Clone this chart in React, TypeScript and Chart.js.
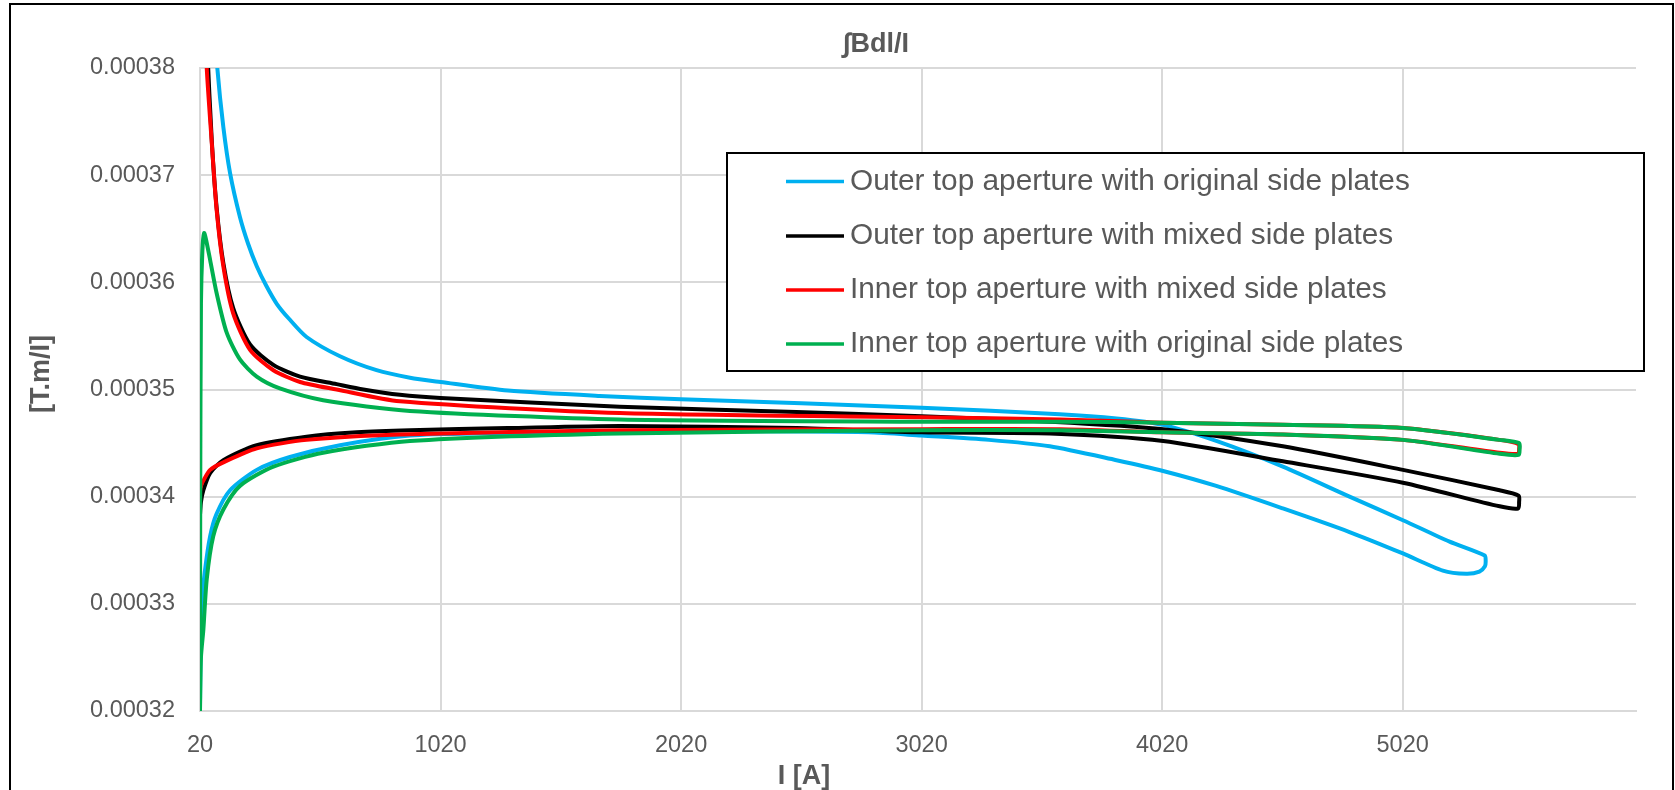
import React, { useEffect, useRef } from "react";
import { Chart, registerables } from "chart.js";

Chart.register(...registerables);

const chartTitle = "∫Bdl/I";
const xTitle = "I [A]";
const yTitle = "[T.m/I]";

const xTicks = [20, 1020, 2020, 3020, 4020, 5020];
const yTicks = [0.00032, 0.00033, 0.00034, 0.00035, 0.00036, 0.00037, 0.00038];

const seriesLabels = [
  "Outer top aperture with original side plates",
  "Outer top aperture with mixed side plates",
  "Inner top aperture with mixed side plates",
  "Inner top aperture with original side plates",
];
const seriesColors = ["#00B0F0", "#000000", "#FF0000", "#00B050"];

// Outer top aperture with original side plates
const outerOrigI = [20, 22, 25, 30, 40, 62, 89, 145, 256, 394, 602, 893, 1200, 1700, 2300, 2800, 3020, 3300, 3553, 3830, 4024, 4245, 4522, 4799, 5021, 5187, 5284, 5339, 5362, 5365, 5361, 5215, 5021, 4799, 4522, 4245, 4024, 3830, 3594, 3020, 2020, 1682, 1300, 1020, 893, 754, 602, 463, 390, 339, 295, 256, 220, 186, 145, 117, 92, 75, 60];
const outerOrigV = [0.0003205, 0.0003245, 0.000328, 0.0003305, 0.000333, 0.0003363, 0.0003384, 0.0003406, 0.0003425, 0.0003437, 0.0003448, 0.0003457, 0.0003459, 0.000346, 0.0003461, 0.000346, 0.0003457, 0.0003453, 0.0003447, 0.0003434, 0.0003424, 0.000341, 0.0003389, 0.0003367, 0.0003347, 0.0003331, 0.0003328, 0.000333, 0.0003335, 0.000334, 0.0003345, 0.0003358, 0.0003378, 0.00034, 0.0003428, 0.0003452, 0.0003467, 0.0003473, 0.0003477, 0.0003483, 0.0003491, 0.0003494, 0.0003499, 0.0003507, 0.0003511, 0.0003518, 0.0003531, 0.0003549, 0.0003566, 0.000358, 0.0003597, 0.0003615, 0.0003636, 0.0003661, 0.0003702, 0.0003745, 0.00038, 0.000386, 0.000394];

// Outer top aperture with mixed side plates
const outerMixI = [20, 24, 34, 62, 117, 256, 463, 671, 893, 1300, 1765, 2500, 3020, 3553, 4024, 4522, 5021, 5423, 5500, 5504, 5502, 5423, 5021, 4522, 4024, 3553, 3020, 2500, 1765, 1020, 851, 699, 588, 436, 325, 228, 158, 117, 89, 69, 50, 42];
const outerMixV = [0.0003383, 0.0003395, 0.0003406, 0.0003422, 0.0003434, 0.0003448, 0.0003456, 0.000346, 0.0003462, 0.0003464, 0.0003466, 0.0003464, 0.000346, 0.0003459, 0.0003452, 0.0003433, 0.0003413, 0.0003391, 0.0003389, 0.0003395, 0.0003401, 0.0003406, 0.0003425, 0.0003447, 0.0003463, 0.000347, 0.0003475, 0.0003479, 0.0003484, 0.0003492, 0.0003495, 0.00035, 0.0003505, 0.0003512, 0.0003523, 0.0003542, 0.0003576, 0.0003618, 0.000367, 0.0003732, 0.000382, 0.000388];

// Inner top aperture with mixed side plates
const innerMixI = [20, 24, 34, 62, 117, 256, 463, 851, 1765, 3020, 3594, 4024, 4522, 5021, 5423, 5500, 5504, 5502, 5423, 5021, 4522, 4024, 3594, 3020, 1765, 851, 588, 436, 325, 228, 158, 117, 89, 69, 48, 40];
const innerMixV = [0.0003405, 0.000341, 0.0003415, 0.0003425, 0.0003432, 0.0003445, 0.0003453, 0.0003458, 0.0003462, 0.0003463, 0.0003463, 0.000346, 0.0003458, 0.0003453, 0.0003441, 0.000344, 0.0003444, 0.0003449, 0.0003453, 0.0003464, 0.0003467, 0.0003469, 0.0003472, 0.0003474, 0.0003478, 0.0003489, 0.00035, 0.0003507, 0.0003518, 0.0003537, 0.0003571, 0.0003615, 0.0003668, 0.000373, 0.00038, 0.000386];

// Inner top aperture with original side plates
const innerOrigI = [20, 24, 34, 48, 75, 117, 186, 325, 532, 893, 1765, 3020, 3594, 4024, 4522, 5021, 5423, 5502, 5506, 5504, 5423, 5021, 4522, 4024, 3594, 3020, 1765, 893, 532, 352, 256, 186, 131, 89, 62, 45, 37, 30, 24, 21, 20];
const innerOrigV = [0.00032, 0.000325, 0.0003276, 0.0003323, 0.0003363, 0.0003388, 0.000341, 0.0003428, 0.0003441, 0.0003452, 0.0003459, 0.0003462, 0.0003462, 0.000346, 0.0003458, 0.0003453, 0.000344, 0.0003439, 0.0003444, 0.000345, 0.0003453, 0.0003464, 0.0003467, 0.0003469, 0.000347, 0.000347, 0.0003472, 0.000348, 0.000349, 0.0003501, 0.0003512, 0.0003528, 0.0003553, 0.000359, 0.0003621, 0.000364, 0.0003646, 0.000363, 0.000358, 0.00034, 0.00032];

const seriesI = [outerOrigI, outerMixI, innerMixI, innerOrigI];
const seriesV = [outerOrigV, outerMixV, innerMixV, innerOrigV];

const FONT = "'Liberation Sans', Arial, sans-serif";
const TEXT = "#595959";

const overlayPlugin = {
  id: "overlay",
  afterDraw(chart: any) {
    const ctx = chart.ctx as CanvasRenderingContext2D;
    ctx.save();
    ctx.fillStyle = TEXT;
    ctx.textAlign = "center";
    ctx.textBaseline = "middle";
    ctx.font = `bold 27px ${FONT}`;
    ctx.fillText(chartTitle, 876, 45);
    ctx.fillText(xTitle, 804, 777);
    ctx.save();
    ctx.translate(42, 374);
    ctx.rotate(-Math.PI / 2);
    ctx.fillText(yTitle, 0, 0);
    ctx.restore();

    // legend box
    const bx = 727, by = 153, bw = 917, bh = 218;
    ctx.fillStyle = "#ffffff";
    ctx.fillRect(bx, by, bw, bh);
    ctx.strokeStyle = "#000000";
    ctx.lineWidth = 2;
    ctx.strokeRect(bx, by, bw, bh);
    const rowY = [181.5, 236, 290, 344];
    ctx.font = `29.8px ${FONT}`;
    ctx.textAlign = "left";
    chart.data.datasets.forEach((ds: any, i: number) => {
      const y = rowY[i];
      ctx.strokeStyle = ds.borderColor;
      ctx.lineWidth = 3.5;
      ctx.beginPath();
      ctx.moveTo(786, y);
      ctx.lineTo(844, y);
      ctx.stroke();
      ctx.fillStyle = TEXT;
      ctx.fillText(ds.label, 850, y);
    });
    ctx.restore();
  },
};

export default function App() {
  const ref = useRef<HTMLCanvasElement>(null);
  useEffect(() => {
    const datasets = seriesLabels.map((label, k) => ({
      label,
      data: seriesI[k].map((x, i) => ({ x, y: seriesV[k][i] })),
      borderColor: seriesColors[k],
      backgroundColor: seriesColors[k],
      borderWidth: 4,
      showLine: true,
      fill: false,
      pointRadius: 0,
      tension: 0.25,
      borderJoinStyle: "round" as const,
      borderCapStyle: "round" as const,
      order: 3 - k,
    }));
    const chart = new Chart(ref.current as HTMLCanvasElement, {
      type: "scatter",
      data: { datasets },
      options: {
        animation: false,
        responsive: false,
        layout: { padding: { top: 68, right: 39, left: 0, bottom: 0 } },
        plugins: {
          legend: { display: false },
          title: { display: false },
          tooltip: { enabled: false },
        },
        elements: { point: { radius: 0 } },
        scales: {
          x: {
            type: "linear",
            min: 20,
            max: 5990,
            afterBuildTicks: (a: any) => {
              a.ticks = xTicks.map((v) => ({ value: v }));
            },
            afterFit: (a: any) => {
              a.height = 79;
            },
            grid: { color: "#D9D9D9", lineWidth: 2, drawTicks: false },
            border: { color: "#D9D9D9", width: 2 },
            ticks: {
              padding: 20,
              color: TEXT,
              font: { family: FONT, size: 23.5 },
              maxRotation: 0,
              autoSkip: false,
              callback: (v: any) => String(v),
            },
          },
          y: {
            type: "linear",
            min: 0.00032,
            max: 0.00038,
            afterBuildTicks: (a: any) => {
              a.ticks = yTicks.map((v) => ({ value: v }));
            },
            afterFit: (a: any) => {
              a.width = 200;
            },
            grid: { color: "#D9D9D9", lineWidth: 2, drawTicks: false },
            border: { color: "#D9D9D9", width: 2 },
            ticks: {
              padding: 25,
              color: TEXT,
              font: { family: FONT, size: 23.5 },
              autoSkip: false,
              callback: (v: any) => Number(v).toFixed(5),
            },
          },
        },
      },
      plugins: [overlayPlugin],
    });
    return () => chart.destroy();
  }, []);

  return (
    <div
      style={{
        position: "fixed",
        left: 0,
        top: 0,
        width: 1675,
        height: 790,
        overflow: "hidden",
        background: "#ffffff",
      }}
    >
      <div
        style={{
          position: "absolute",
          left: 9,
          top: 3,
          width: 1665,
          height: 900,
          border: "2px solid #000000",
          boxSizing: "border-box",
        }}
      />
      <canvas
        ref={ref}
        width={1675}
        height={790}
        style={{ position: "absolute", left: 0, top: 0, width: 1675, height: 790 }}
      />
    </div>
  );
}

## What you should do
Return exactly what appears from the opening line of the material through the line with "0.00036, 0.00037, 0.00038];", apart from the pictures.

## Response for this exercise
Clone this chart in React, TypeScript and Chart.js.
import React, { useEffect, useRef } from "react";
import { Chart, registerables } from "chart.js";

Chart.register(...registerables);

const chartTitle = "∫Bdl/I";
const xTitle = "I [A]";
const yTitle = "[T.m/I]";

const xTicks = [20, 1020, 2020, 3020, 4020, 5020];
const yTicks = [0.00032, 0.00033, 0.00034, 0.00035, 0.00036, 0.00037, 0.00038];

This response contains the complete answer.